Kibbutz in northern Israel

Reshafim (רשפים) is a kibbutz in northeastern Israel. Located two kilometres to the south of the city of Beit She'an in the Beit She'an Valley, it falls under the jurisdiction of Valley of Springs Regional Council. In , it had a population of .

==History==
The cooperative association was registered on 13 October 1944, as "Reshafim Kibutz Hashomer Hatzair Kvutzat Poalim Lehityashvut Shetufit Limited". A first settlement was established by Hashomer Hatzair members movement in 1947 at Kiryat Haim.
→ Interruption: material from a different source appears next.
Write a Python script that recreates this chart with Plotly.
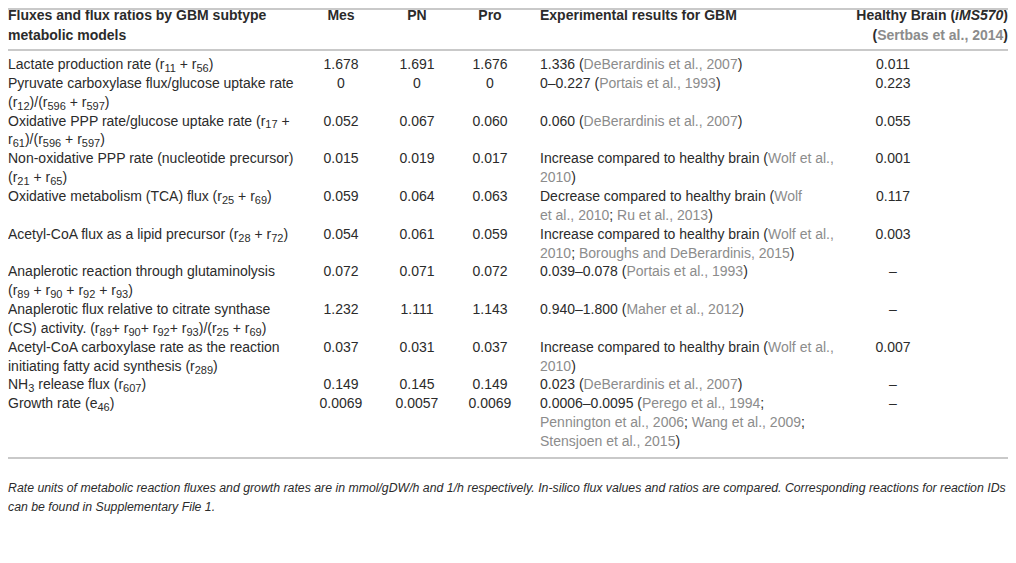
import plotly.graph_objects as go

W, H = 1016, 563
PAGE = 8  # default body margin of the html page
INK = "#2b2b2b"
CITE = "#8c8c8c"
RULE = "#c9c9c9"
FONT = "Liberation Sans"

HEADERS = [
    "<b>Fluxes and flux ratios by GBM subtype<br>metabolic models</b>",
    "<b>Mes</b>",
    "<b>PN</b>",
    "<b>Pro</b>",
    "<b>Experimental results for GBM</b>",
    "<b>Healthy Brain (<i>iMS570</i>)<br>({Sertbas et al., 2014})</b>",
]

QUANTITY = [
    "Lactate production rate (r<sub>11</sub> + r<sub>56</sub>)",
    "Pyruvate carboxylase flux/glucose uptake rate<br>(r<sub>12</sub>)/(r<sub>596</sub> + r<sub>597</sub>)",
    "Oxidative PPP rate/glucose uptake rate (r<sub>17</sub> +<br>r<sub>61</sub>)/(r<sub>596</sub> + r<sub>597</sub>)",
    "Non-oxidative PPP rate (nucleotide precursor)<br>(r<sub>21</sub> + r<sub>65</sub>)",
    "Oxidative metabolism (TCA) flux (r<sub>25</sub> + r<sub>69</sub>)",
    "Acetyl-CoA flux as a lipid precursor (r<sub>28</sub> + r<sub>72</sub>)",
    "Anaplerotic reaction through glutaminolysis<br>(r<sub>89</sub> + r<sub>90</sub> + r<sub>92</sub> + r<sub>93</sub>)",
    "Anaplerotic flux relative to citrate synthase<br>(CS) activity. (r<sub>89</sub>+ r<sub>90</sub>+ r<sub>92</sub>+ r<sub>93</sub>)/(r<sub>25</sub> + r<sub>69</sub>)",
    "Acetyl-CoA carboxylase rate as the reaction<br>initiating fatty acid synthesis (r<sub>289</sub>)",
    "NH<sub>3</sub> release flux (r<sub>607</sub>)",
    "Growth rate (e<sub>46</sub>)",
]
MES = ["1.678", "0", "0.052", "0.015", "0.059", "0.054", "0.072", "1.232", "0.037", "0.149", "0.0069"]
PN = ["1.691", "0", "0.067", "0.019", "0.064", "0.061", "0.071", "1.111", "0.031", "0.145", "0.0057"]
PRO = ["1.676", "0", "0.060", "0.017", "0.063", "0.059", "0.072", "1.143", "0.037", "0.149", "0.0069"]
EXPERIMENTAL = [
    "1.336 ({DeBerardinis et al., 2007})",
    "0–0.227 ({Portais et al., 1993})",
    "0.060 ({DeBerardinis et al., 2007})",
    "Increase compared to healthy brain ({Wolf et al.,}<br>{2010})",
    "Decrease compared to healthy brain ({Wolf}<br>{et al., 2010}; {Ru et al., 2013})",
    "Increase compared to healthy brain ({Wolf et al.,}<br>{2010}; {Boroughs and DeBerardinis, 2015})",
    "0.039–0.078 ({Portais et al., 1993})",
    "0.940–1.800 ({Maher et al., 2012})",
    "Increase compared to healthy brain ({Wolf et al.,}<br>{2010})",
    "0.023 ({DeBerardinis et al., 2007})",
    "0.0006–0.0095 ({Perego et al., 1994};<br>{Pennington et al., 2006}; {Wang et al., 2009};<br>{Stensjoen et al., 2015})",
]
HEALTHY = ["0.011", "0.223", "0.055", "0.001", "0.117", "0.003", "–", "–", "0.007", "–", "–"]
FOOTNOTE = ("<i>Rate units of metabolic reaction fluxes and growth rates are in mmol/gDW/h and 1/h respectively. "
            "In-silico flux values and ratios are compared. Corresponding reactions for reaction IDs<br>"
            "can be found in Supplementary File 1.</i>")

# column anchors (window pixels): x position and how text sits against it
COL_X = [8, 341, 417, 490, 540, 1008]
BODY_POS = ["middle right", "middle center", "middle center", "middle center", "middle right", "middle center"]
HEAD_POS = ["middle right", "middle center", "middle center", "middle center", "middle right", "middle left"]
HEALTHY_X = 893

TOP_RULE = 9
HEAD_Y = 16.5
HEAD_LINE = 19.5
FIRST_Y = 65.5
LINE = 18.85


def markup(s):
    s = s.replace("{", f"<span style='color:{CITE}'>").replace("}", "</span>")
    return s.replace("<sub>", "<sub><span style='font-size:11px'>").replace("</sub>", "</span></sub>")


def main():
    fig = go.Figure()
    font = dict(family=FONT, size=14, color=INK)

    # header
    for k, cell in enumerate(HEADERS):
        lines = markup(cell).split("<br>")
        if len(lines) > 1:
            lines = [lines[0] + "</b>"] + ["<b>" + ln for ln in lines[1:]]
        fig.add_trace(go.Scatter(
            x=[COL_X[k]] * len(lines),
            y=[HEAD_Y + j * HEAD_LINE for j in range(len(lines))],
            text=lines, mode="text", textposition=HEAD_POS[k],
            textfont=font, hoverinfo="skip"))

    # body
    columns = [QUANTITY, MES, PN, PRO, EXPERIMENTAL, HEALTHY]
    xs = COL_X[:5] + [HEALTHY_X]
    offset = 0
    for i in range(len(QUANTITY)):
        cells = [markup(col[i]).split("<br>") for col in columns]
        for k, lines in enumerate(cells):
            fig.add_trace(go.Scatter(
                x=[xs[k]] * len(lines),
                y=[FIRST_Y + (offset + j) * LINE for j in range(len(lines))],
                text=lines, mode="text", textposition=BODY_POS[k],
                textfont=font, hoverinfo="skip"))
        offset += max(len(c) for c in cells)

    bottom = FIRST_Y + (offset - 1) * LINE + 15.5
    head_rule = 50

    foot = FOOTNOTE.split("<br>")
    foot = [foot[0] + "</i>", "<i>" + foot[1]]
    fig.add_trace(go.Scatter(
        x=[COL_X[0]] * 2, y=[bottom + 31, bottom + 50],
        text=foot, mode="text", textposition="middle right",
        textfont=dict(family=FONT, size=12.3, color=INK), hoverinfo="skip"))

    # the three horizontal rules of the table
    rx, ry = [], []
    for y in [TOP_RULE, head_rule, bottom]:
        rx += [PAGE, W, None]
        ry += [y, y, None]
    fig.add_trace(go.Scatter(x=rx, y=ry, mode="lines", hoverinfo="skip",
                             line=dict(color=RULE, width=2)))

    # the page puts the figure 8px in, so the axes start at the window's 8px
    fig.update_xaxes(range=[PAGE, W], visible=False, fixedrange=True)
    fig.update_yaxes(range=[H, PAGE], visible=False, fixedrange=True)
    fig.update_layout(width=W - PAGE, height=H - PAGE, margin=dict(l=0, r=0, t=0, b=0),
                      plot_bgcolor="white", paper_bgcolor="white",
                      showlegend=False, hovermode=False)
    fig.write_html("out.html", config={"displayModeBar": False})


if __name__ == "__main__":
    main()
In 1948 land was allocated to Reshafim that was located near the former Palestinian village of al-Ashrafiyya, which was depopulated after 10–11 May during the 1948 Arab–Israeli War. In 1949 the members and their children moved to the permanent location near Beit She'an.

For the first few months at the site, the members of kibbutz Reshafim lived temporarily in a camp jointly with the members of kibbutz Shluhot which belonged to the Orthodox Religious Kibbutz Movement. The camp was later broken up when both kibbutzim were established adjacent to each other.

The founder members were mostly Holocaust survivors from Romania and Bulgaria. They were joined by a small group of Israeli-born Sabras, and in 1949 by Polish refugees. In the 1950s a group of Argentine Jews and another group consisting mostly of Sephardic Jews joined the kibbutz. In the 1960s members were recruited from the Hashomer Hatzair youth movement and the Nahal from among the descendants of kibbutz members. With the decline of Western socialism and growing economic difficulties in the 1980s and 1990s population numbers stagnated.

==Economy==
At its inception Reshafim was a classical kibbutz where all the means of production belonged to the commune and members received equal shares of services, products, and money as remuneration. During the 1990s a process of privatization began, culminating in members receiving salaries and having to pay for services.

In 2022 the commune still owns a dairy, orchards, fresh-water fishery, solar power installations, is partner in a chicken farm, an agricultural co-operative, and in a production facility for medicinal cannabis. It has sold all its shares in the Terraflex Industries plastics factory, but continued to own and lease its installations. The vast majority of the kibbutz members have found employment outside the kibbutz.